===== Records to use =====

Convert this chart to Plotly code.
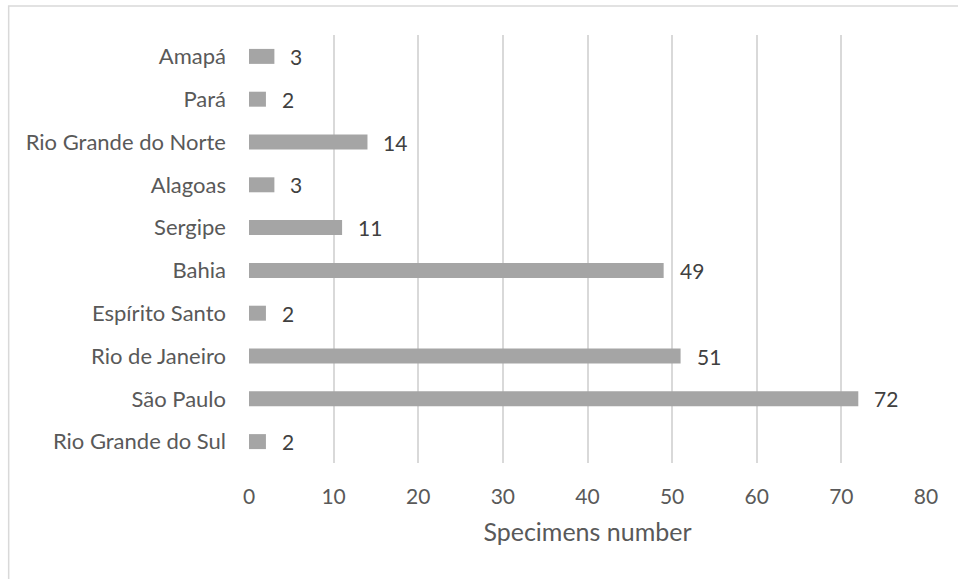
import plotly.graph_objects as go

states = ["Rio Grande do Sul", "São Paulo", "Rio de Janeiro", "Espírito Santo", "Bahia",
          "Sergipe", "Alagoas", "Rio Grande do Norte", "Pará", "Amapá"]
counts = [2, 72, 51, 2, 49, 11, 3, 14, 2, 3]
x_ticks = [0, 10, 20, 30, 40, 50, 60, 70, 80]
x_title = "Specimens number"

FONT = "Lato"
fig = go.Figure()
fig.add_trace(go.Bar(
    x=counts, y=states, orientation="h",
    marker=dict(color="#A5A5A5", line=dict(width=0)),
    hoverinfo="x+y",
))

annotations = [
    dict(x=v, y=s, xref="x", yref="y", text=str(v), showarrow=False,
         xanchor="left", xshift=14, font=dict(family=FONT, size=21, color="#404040"))
    for s, v in zip(states, counts)
]

fig.update_layout(
    width=958, height=579,
    margin=dict(l=249, r=32, t=35, b=116),
    paper_bgcolor="white", plot_bgcolor="white",
    bargap=0.65,
    showlegend=False,
    font=dict(family=FONT, size=21, color="#595959"),
    annotations=annotations,
    shapes=[
        dict(type="path", xref="paper", yref="paper",
             path="M -0.355,-0.3 L -0.355,1.0678 L 1.06,1.0678",
             line=dict(color="#D9D9D9", width=1.5)),
    ],
)
fig.update_xaxes(
    range=[0, 80], tickvals=x_ticks, showgrid=True, gridcolor="#D9D9D9", gridwidth=1.5,
    zeroline=False, showline=False, ticks="", ticklabelstandoff=19,
    tickfont=dict(family=FONT, size=21, color="#595959"),
    title=dict(text=x_title, standoff=16, font=dict(family=FONT, size=25, color="#595959")),
)
fig.update_yaxes(
    categoryorder="array", categoryarray=states,
    showgrid=False, zeroline=False, showline=False, ticks="", ticklabelstandoff=22,
    tickfont=dict(family=FONT, size=22, color="#595959"),
)
fig.write_html("out.html")
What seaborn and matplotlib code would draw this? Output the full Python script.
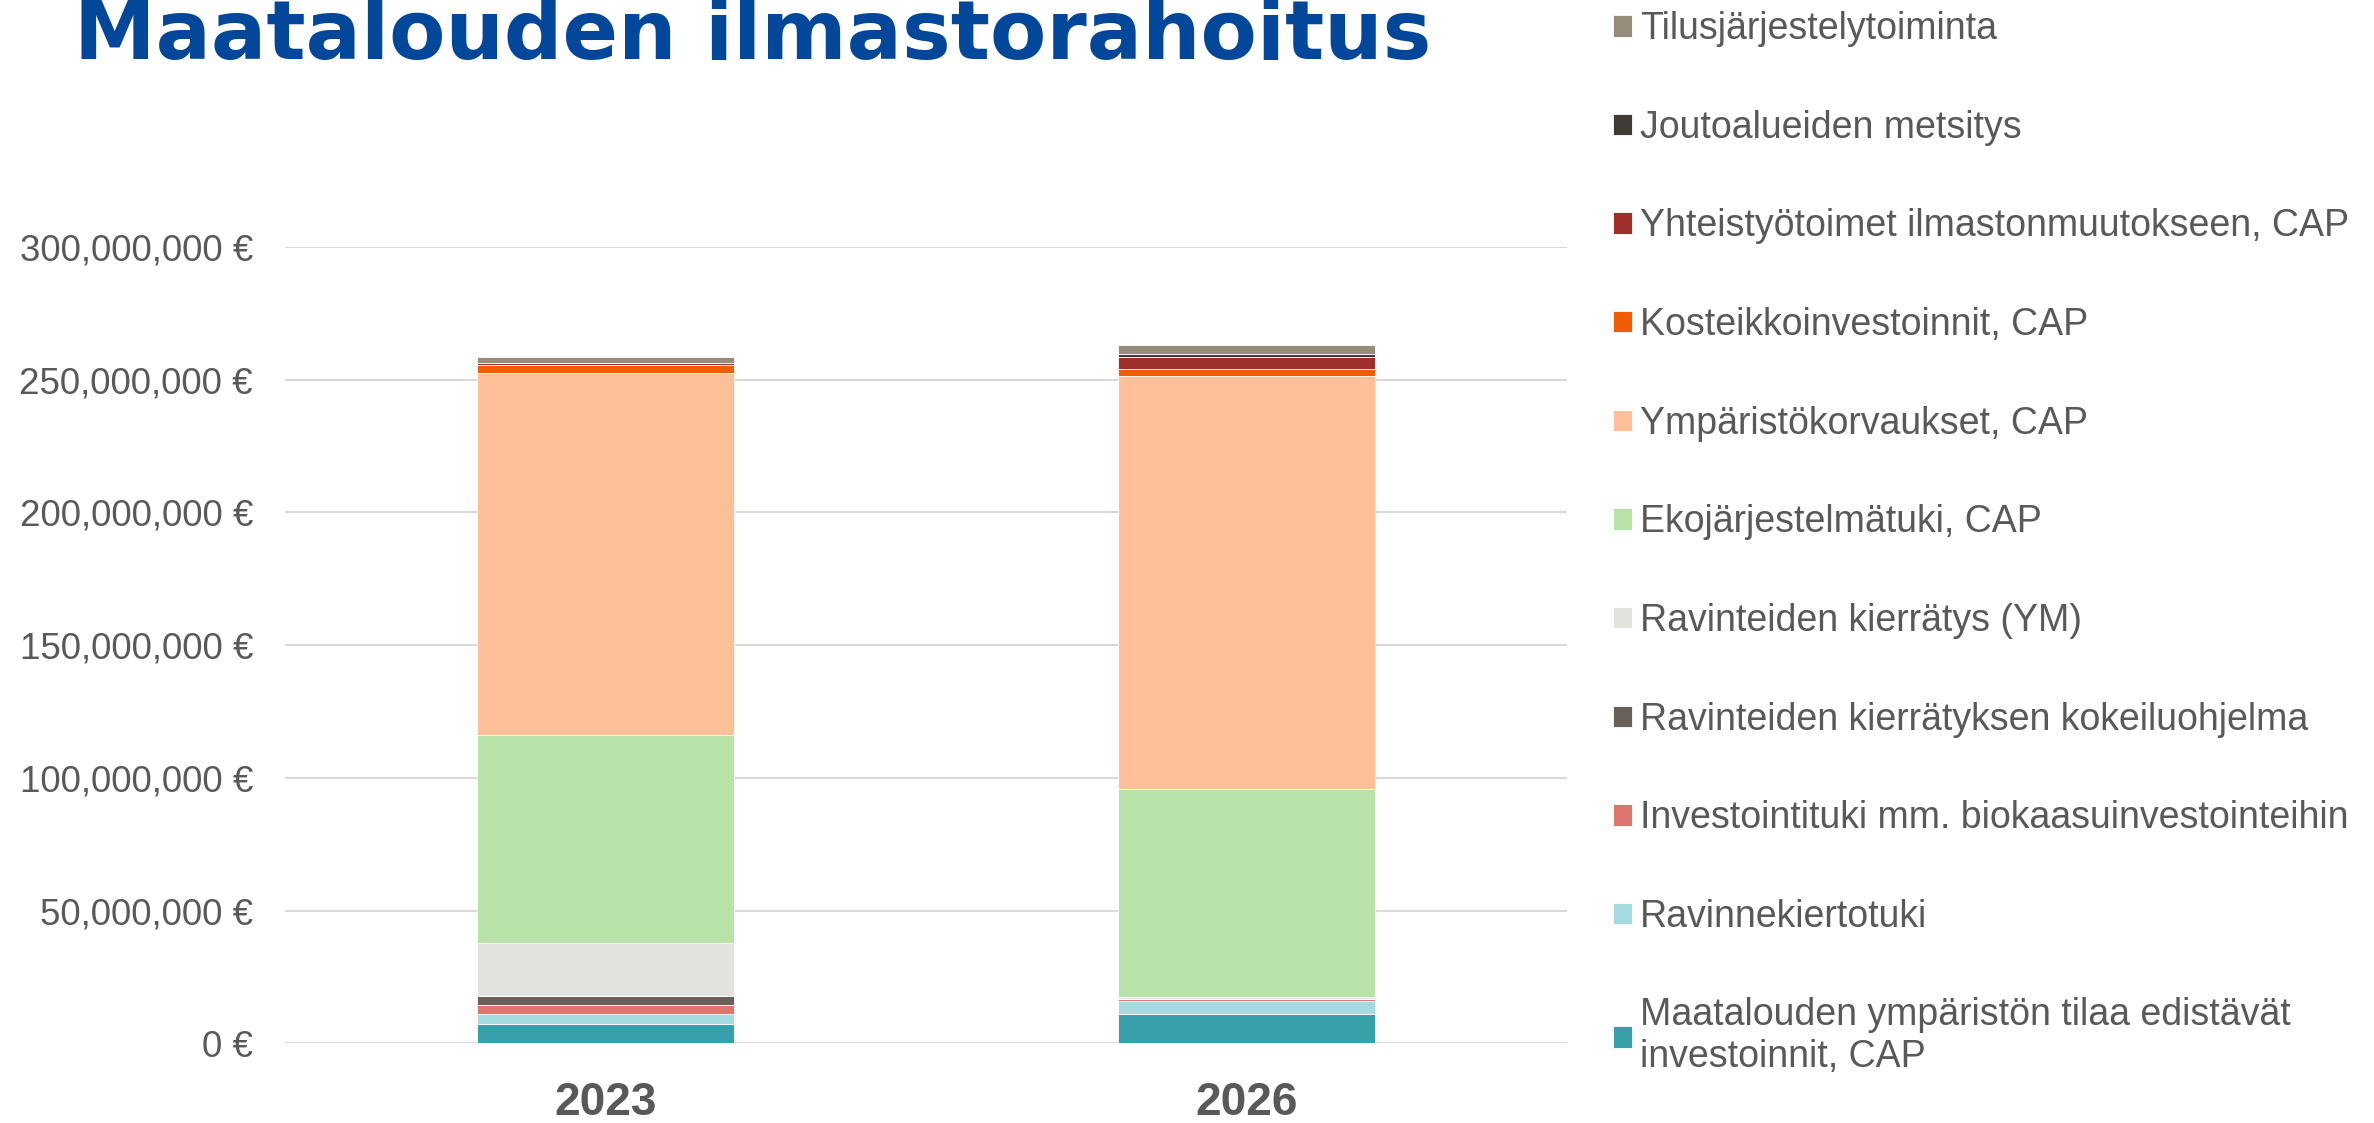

=====

Where a line of the material above holds the string "this", copy that line.

§ Finished task:
Convert this chart to Plotly code.
What seaborn and matplotlib code would draw this? Output the full Python script.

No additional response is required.